On arriving at the genkan, we were surprised to find that the lady of the house got down on her knees to greet us, her head touching the tatami. It was the sort of greeting royalty might receive; it made me feel that entering this house was a great occasion. Once inside, we passed along a hallway; this was followed by a small room and another hallway. Finally, we reached a spacious living room, absolutely empty except for some flowers in the tokonoma (alcove). It was summer, the doors to the hallways and living rooms had been removed, and a breeze from the garden swept through the whole house from one end to the other. However, only the surrounding passageways received light from the garden, so it was dark inside the large tatami room. A secret space removed from the outside world, it conjured up the feeling that I had been transported back to an ancient time, long before I was born. To me, that house had become my ‘castle’: I knew that Japan was where I wanted to live my life.
In 1966 we moved back to Washington, DC. After graduating from high school in 1969, I entered the Japanese Studies program at Yale University. However, the course was not what I expected. Japanese Studies at the time revolved almost wholly around economic development, post-Meiji government, ‘theories of Japaneseness’ (known as Nihonjinron), and so on, and deep inside I began to wonder if Japan really was the country I wanted to live in. In order to put my doubts to rest, during the summer of 1971 I hitchhiked all around Japan, from the northern island of Hokkaido to the southern tip of Kyushu.
This trip took two months, and during that time I was treated extraordinarily well. It was an easy time for foreigners. The Japanese have always tended to treat foreigners like creatures from another universe. As Japan has become more internationalized, the attitude towards foreigners has grown more, rather than less, complicated.

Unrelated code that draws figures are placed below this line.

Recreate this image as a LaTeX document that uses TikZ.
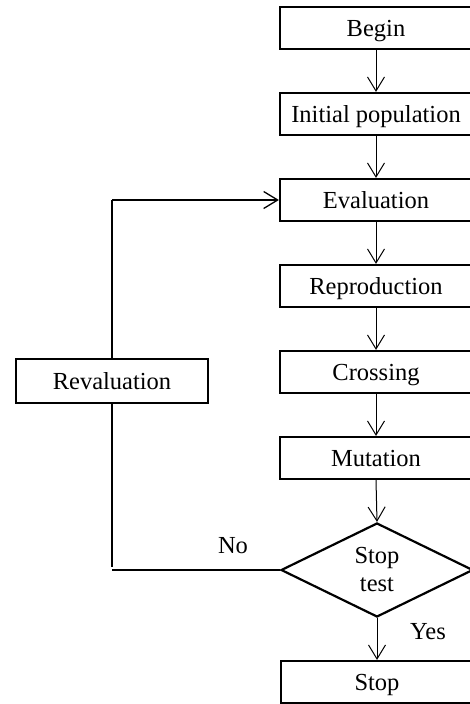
\documentclass[tikz,border=0pt]{standalone}
\usepackage{fontspec}
\setmainfont{Liberation Serif}
\usetikzlibrary{shapes.geometric,arrows.meta}
\begin{document}
\begin{tikzpicture}[x=1pt,y=-1pt,
  txt/.style={font=\fontsize{24.5}{28}\selectfont},
  stepbox/.style={txt,draw,line width=2.2pt,minimum width=192pt,minimum height=42pt,inner sep=0pt,text height=16.5pt,text depth=0pt},
  testbox/.style={txt,diamond,draw,line width=2.2pt,minimum width=192pt,minimum height=94pt,aspect=2.1,inner sep=0pt,align=center},
  flow/.style={line width=1pt,-{Straight Barb[length=14pt,width=17pt]}},
  loopline/.style={line width=1.8pt}]
\useasboundingbox (0,0) rectangle (469,704);
% main chain
\node[stepbox] (begin) at (376,28)  {Begin};
\node[stepbox] (init)  at (376,114) {Initial population};
\node[stepbox] (eval)  at (376,200) {Evaluation};
\node[stepbox] (repro) at (376,286) {Reproduction};
\node[stepbox] (cross) at (376,372) {Crossing};
\node[stepbox] (mut)   at (376,458) {Mutation};
\node[testbox] (test)  at (377,570) {Stop\\test};
\node[stepbox] (stop)  at (377,682) {Stop};
% side branch
\node[stepbox,minimum height=44pt] (reval) at (112,381) {Revaluation};
% connectors
\draw[flow] (begin) -- (init);
\draw[flow] (init) -- (eval);
\draw[flow] (eval) -- (repro);
\draw[flow] (repro) -- (cross);
\draw[flow] (cross) -- (mut);
\draw[flow] (mut.south) -- (test.north);
\draw[flow] (test.south) -- (test.south |- stop.north);
% feedback loop
\coordinate (ltop) at (reval.north |- eval.west);
\coordinate (lbend) at (reval.south |- test.west);
\coordinate (lend) at (112,567);
\draw[loopline] (reval.north) -- (ltop);
\draw[flow,line width=1.3pt] (ltop) -- (eval.west);
\draw[loopline] (reval.south) -- (lend);
\draw[loopline] (test.west) -- (lbend);
% branch labels
\node[txt] (no)  at (233,546) {No};
\node[txt] (yes) at (428,632) {Yes};
\end{tikzpicture}
\end{document}
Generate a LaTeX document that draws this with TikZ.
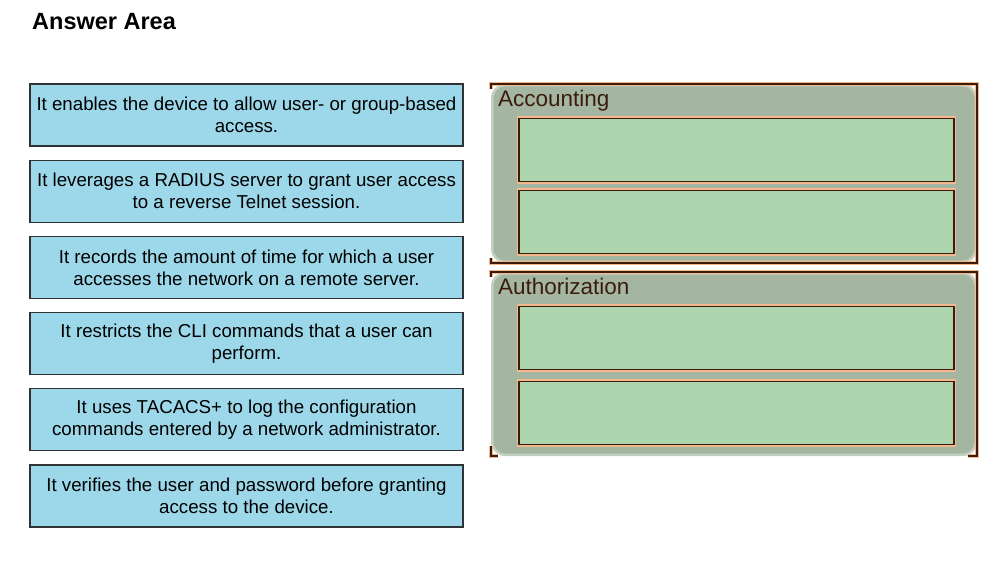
\documentclass[tikz,border=0pt]{standalone}
\usepackage{fontspec}
\setmainfont{Liberation Sans}
\usepackage{tikz}
\usetikzlibrary{positioning}
\definecolor{blue1}{HTML}{9DD8EA}
\definecolor{green1}{HTML}{AED6AE}
\definecolor{sage1}{HTML}{A4B6A2}
\definecolor{brown1}{HTML}{3B1C0C}
\definecolor{orange1}{HTML}{F2B98C}
\definecolor{gray1}{HTML}{2F3336}

\begin{document}
\begin{tikzpicture}[x=1pt, y=-1pt,
    card/.style={draw=gray1, line width=1.2pt, fill=blue1, outer sep=0pt,
                 minimum width=433pt, minimum height=62pt, inner sep=0pt,
                 align=center, font=\fontsize{18.7}{22}\selectfont},
    panel/.style={fill=sage1, rounded corners=14pt, minimum width=486pt,
                  inner sep=0pt,
                  postaction={draw=white, draw opacity=0.35, line width=5pt}},
    slot/.style={draw=brown1, line width=1.6pt, fill=green1, outer sep=0pt,
                 minimum width=435pt, minimum height=63pt,
                 preaction={draw=orange1, line width=4.5pt}},
    frame/.style={draw=brown1, line width=1.5pt,
                  preaction={draw=orange1, line width=3.5pt}},
    tag/.style={inner sep=0pt, text=brown1, font=\fontsize{22.5}{26}\selectfont},
]
\fill[white] (0,0) rectangle (1000,564);
\useasboundingbox (0,0) rectangle (1000,564);

\node[anchor=base west, inner sep=0pt, font=\fontsize{23.5}{27}\selectfont\bfseries]
    (title) at (32,30) {Answer Area};

% statements
\node[card] (c1) at (246.5,115)
    {It enables the device to allow user- or group-based\\access.};
\node[card, below=14.2pt of c1] (c2)
    {It leverages a RADIUS server to grant user access\\to a reverse Telnet session.};
\node[card, below=14.2pt of c2] (c3)
    {It records the amount of time for which a user\\accesses the network on a remote server.};
\node[card, below=14.2pt of c3] (c4)
    {It restricts the CLI commands that a user can\\perform.};
\node[card, below=14.2pt of c4] (c5)
    {It uses TACACS+ to log the configuration\\commands entered by a network administrator.};
\node[card, below=14.2pt of c5] (c6)
    {It verifies the user and password before granting\\access to the device.};

% target panels
\node[panel, minimum height=179pt] (acct) at (734,173.5) {};
\node[panel, minimum height=184pt] (auth) at (734,364) {};

\node[tag, below right=6pt and 7pt of acct.north west] (acctlbl) {Accounting};
\node[tag, below right=6pt and 7pt of auth.north west] (authlbl) {Authorization};

\node[slot] (a1) at (736.5,150) {};
\node[slot, below=9pt of a1] (a2) {};
\node[slot] (z1) at (736.5,338) {};
\node[slot, below=12pt of z1] (z2) {};

\draw[frame] ([yshift=-5pt]acct.north west) -- (acct.north west)
    -- (acct.north east) -- (acct.south east) -- (acct.south west)
    -- ([yshift=5pt]acct.south west);
\draw[frame] ([yshift=-5pt]auth.north west) -- (auth.north west)
    -- (auth.north east) -- (auth.south east) -- ([xshift=-9pt]auth.south east);
\draw[frame] ([yshift=10pt]auth.south west) -- (auth.south west)
    -- ([xshift=7pt]auth.south west);
\end{tikzpicture}
\end{document}
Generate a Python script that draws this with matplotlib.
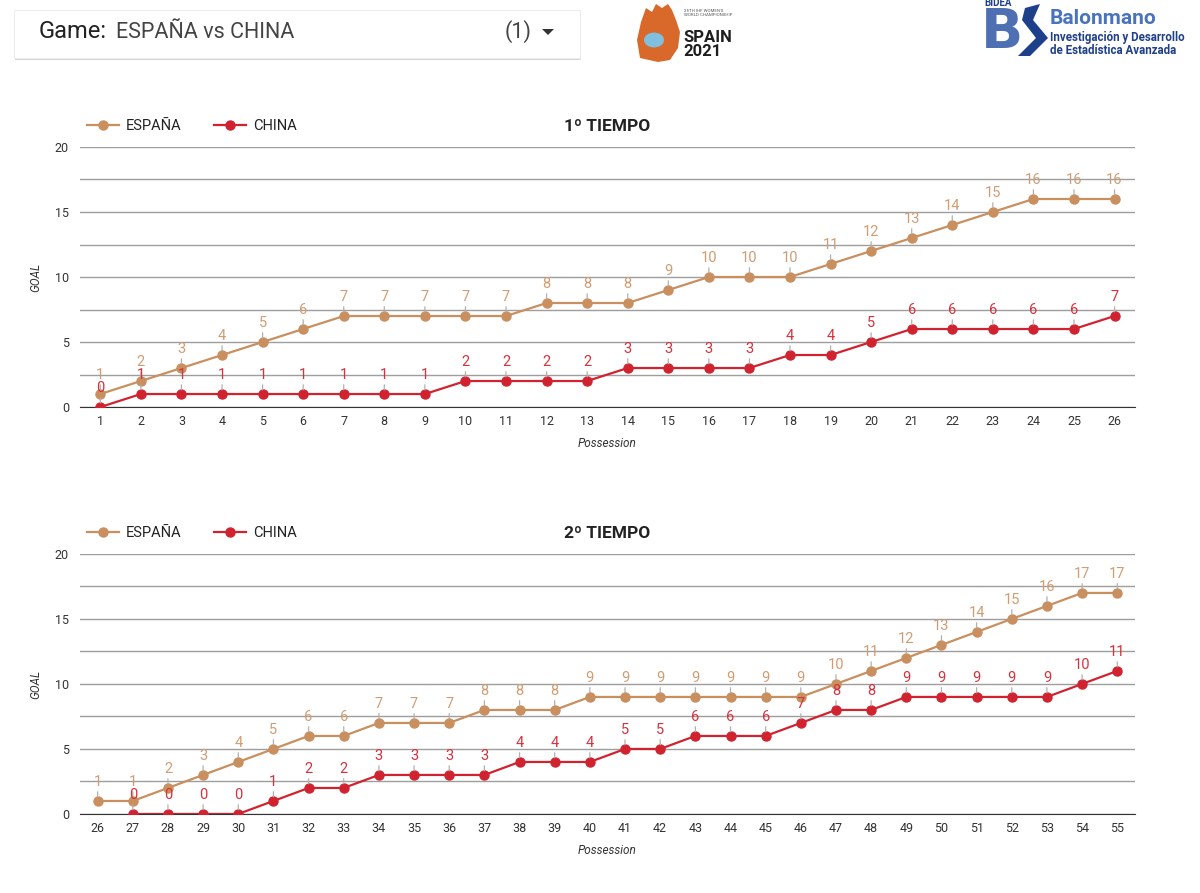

But in those days, outside the big cities, there was only tremendous curiosity: I would be deluged with questions about the American school system, about my parents, my family, my clothing, everything. Old ladies would pinch the hair on my arms to see if it was real; the men of the families I met couldn’t wait to get me into a public bath to see if what they had heard about foreigners was true. In two months I only spent three nights in a hotel – the rest of the time, people I met on the road would invite me to stay in their homes.
While I was deeply impressed by the kindness of the Japanese, I reaped another benefit from the trip as well. This was my discovery of Japan’s natural environment.